Leptin is one of the most important hormones secreted by adipose tissue and its implication in energetic homeostasis at central level has been largely described. Leptin is exerted at the development, proliferation, anti-apoptotic, maturation, and activation levels. Indeed, LepRs have been found in neutrophils, monocytes, and lymphocytes, and they belong to the family of class I cytokine receptors. The overall leptin action in the immune system is a pro-inflammatory effect, activating pro-inflammatory cells, promoting Th1 responses, and mediating the production of the other pro-inflammatory cytokines, such as TNF-α, IL-2, or IL-6. Leptin is therefore able to modulate both innate and adaptive immune response. Moreover, several studies in human revealed that leptin levels associated with autoimmune disorders, infections and endocrine/metabolic diseases, thus suggesting a central role of leptin in immune homeostasis and in the pathogenesis of several inflammatory disorders.
Multiple sclerosis (MS) is a chronic, immune-mediated, inflammatory disorder of the central nervous system (CNS) myelin. The disease is characterized by autoreactive T-cells that traffic to the brain and the spinal cord and injury myelin, with the result of chronic or relapsing-remitting paralysis.13Analysis of the disease susceptibility in naturally leptin-deficient ob/ob mice before leptin replacement revealed resistance to both active and adoptive experimental autoimmune encephalomyelitis (EAE) that was reversed by leptin administration. Leptin replacement converted Th2- to Th1-type response and shifted IgG antibodies from IgG1 to IgG2a. In addition, it has also been recently observed that a serum leptin surge precedes the onset of EAE in susceptible strains of mice. This peak in serum leptin is correlated with inflammatory anorexia, weight loss, and development of a pathogenic T-cell response against myelin.

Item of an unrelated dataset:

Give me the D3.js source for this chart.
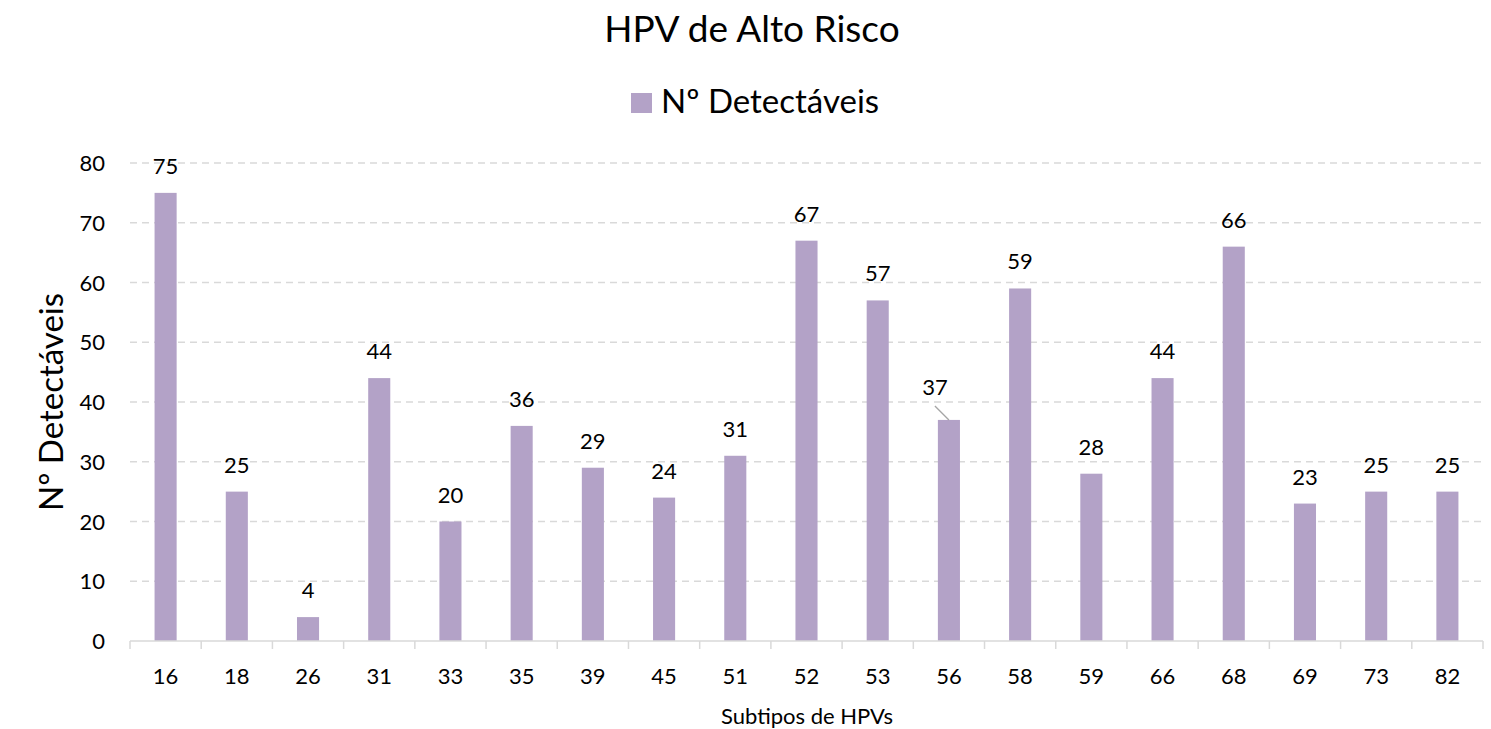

In human MS, it has been reported that secretion of leptin is increased in serum and cerebrospinal fluid (CSF) of naïve-to-treatment MS patients and positively correlated with the secretion of interferon (IFN) in CSF and inversely with the percentage of circulating regulatory T-cells (TRegs), a key cellular subset in the suppression of immune and autoimmune responses, involved in the maintenance of T-cell tolerance. In addition, TRegs in patients with MS were not only inversely related to the leptin levels but also were reduced in percentage and absolute numbers when compared with healthy controls. This suggests that the number of TRegs can be affected by leptin secretion13. The evidence that a significant increase of leptin secretion occurs in the acute phase of MS and that this event positively correlates with CSF production of IFN is of particular interest for the pathogenesis and clinical follow-up of patients with MS. Increased secretion was present in both the serum and CSF of MS patients and determined loss of correlation between leptin and body mass index (BMI).